Employing a competitive edge
Students access real-time Wall Street financial data and information technology in new lab
By Kelsey Mohring ('12)
The JMU Capital Markets Lab, open to any student who completes the necessary training, is used most often by higher level financial courses such as advanced finance, risk analysis, investment and financial management. It is also a tool used frequently by the Madison Investment Fund group, which manages $100,000 in JMU Foundation Inc. funds.
For many seniors, the fear of not finding a job after graduation is a huge theme. In a time when jobs are scarce, JMU students are doing everything they can to rise above their competition. For quantitative finance major Ed Andrews ('12) of Sparta, N.J., that competitive edge came through the Capital Markets Lab in the JMU College of Business. Andrews already had a job waiting for him when he graduated in May, largely due to the real-world experience he gained through the resources in the new campus lab.
The Capital Markets Lab was built through a generous contribution from Enrico S. Gaglioti ('94), a College of Business marketing alumnus. The lab is equipped with 12 Bloomberg terminals, a professional investment computer system created for the financial marketplace.
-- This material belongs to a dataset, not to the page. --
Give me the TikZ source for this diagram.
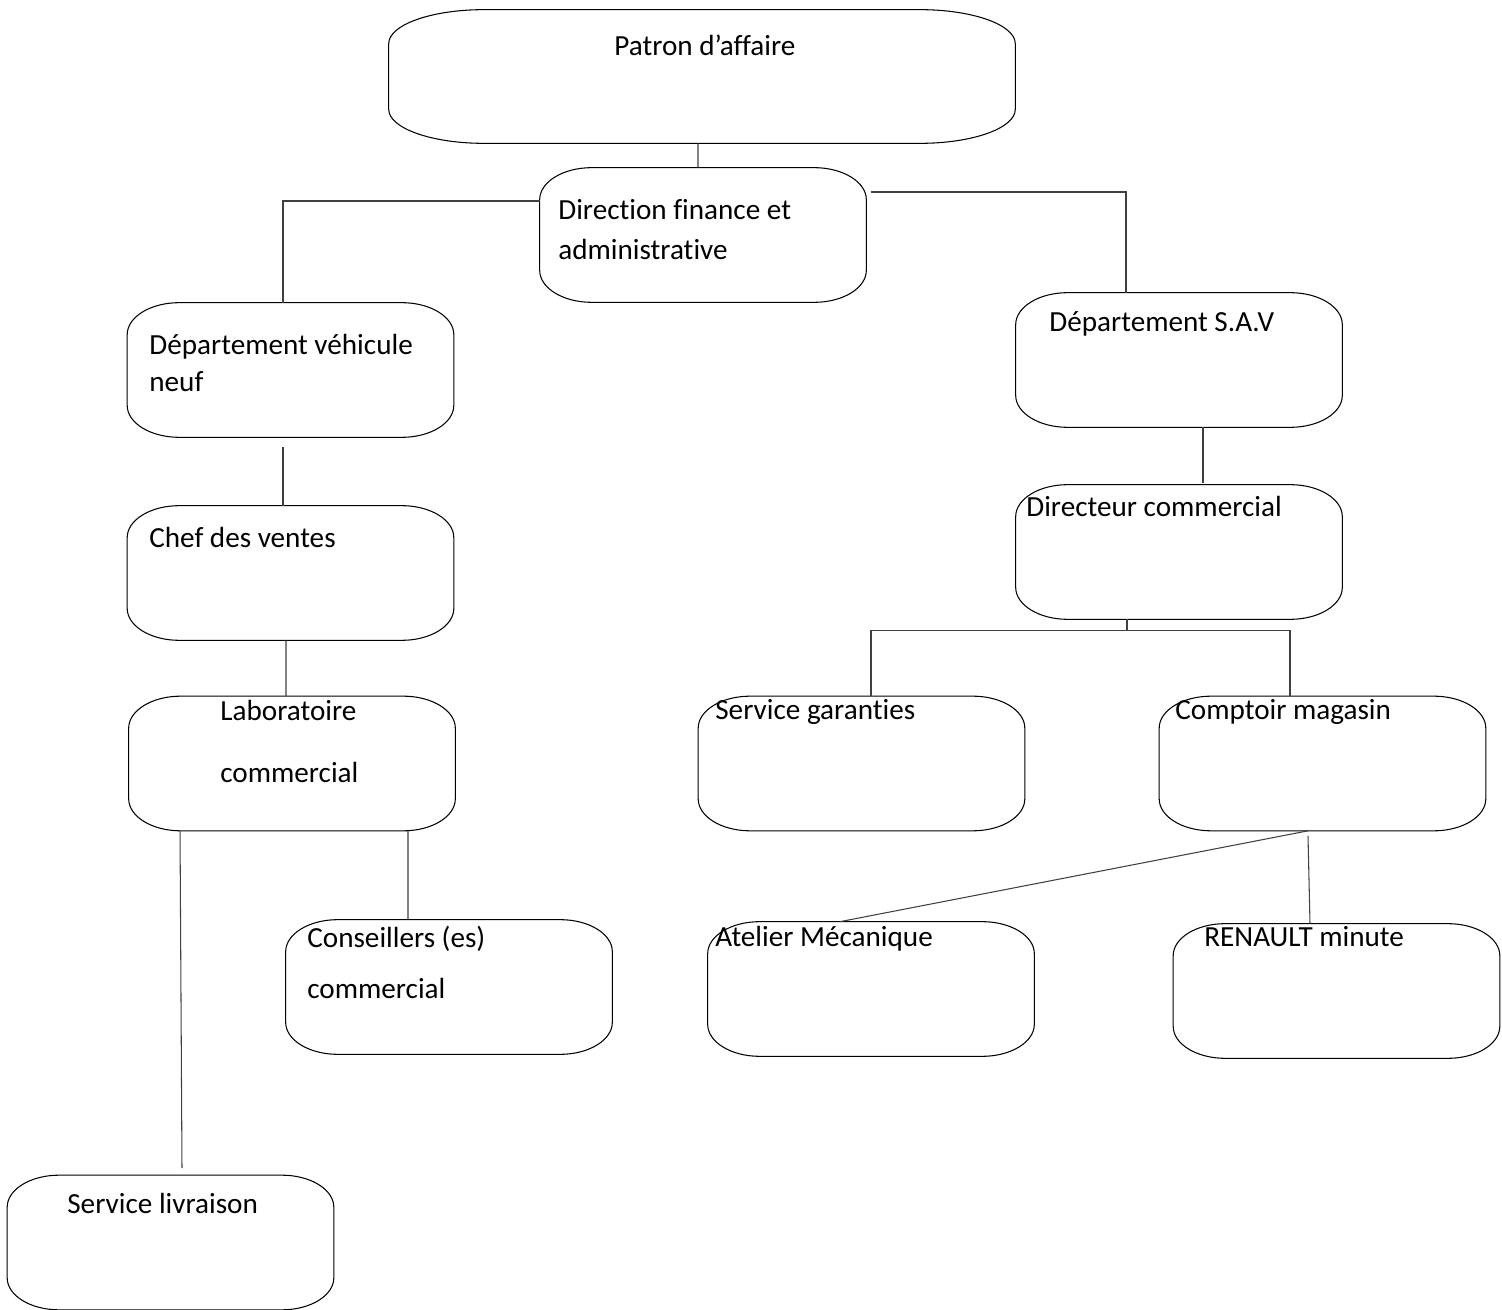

It also features two 50-inch flat panel displays with cable news feeds, a catchy stock ticker above the Zane Showker Hall Room 109 entrance and a wide range of systems and databases that allow students to access a wealth of information. Elias Semaan, JMU professor of finance and business law, says the lab is not only an invaluable resource for the students, but that it has significantly enhanced teaching.
Bloomberg, the main database system used in the lab, is the industry elite of financial databases. Including Bloomberg experience on their resumes gives students an invaluable leg-up during job searches. In addition, many students choose to take the Bloomberg Assessment Tests and earn a "Bloomberg Essentials" certification, which Semaan regards as "almost the equivalent to having a second degree." The hands-on learning that the Capital Markets Lab provides "makes students more marketable," says Andrews, who also served as president of the student-operated Madison Investment Fund. "We have access to the same tools as professionals. You can't get better experience than this."
The use of the Bloomberg program not only gives Dukes a world of experience beyond other students at the same level, but it also increases productivity. Tasks that previously would have taken three to four hours and data collection that can take months, is now done in the time it takes to click a button. This then allows students to spend time in more valuable ways, like interpreting data and analyzing appropriate actions. Semaan says he initially noticed the huge effects of the lab in the quality of student presentations. Students are able to get details they couldn't before and take their stock pitches a step further with high quality, professional data. The resources of the lab also help students keep up with developments in the industry, which according to Semaan is why students are so successful when they leave JMU.
The systems allow students to take concepts that were once abstract discussions and apply them to real-life cases. Students, who once simply discussed how natural disasters affect economies, can now use these resources to find and examine the actual data describing how Hurricane Katrina affected the U.S. economy. Expanding the use of the lab to the entire campus and students of any major is the next phase of the lab.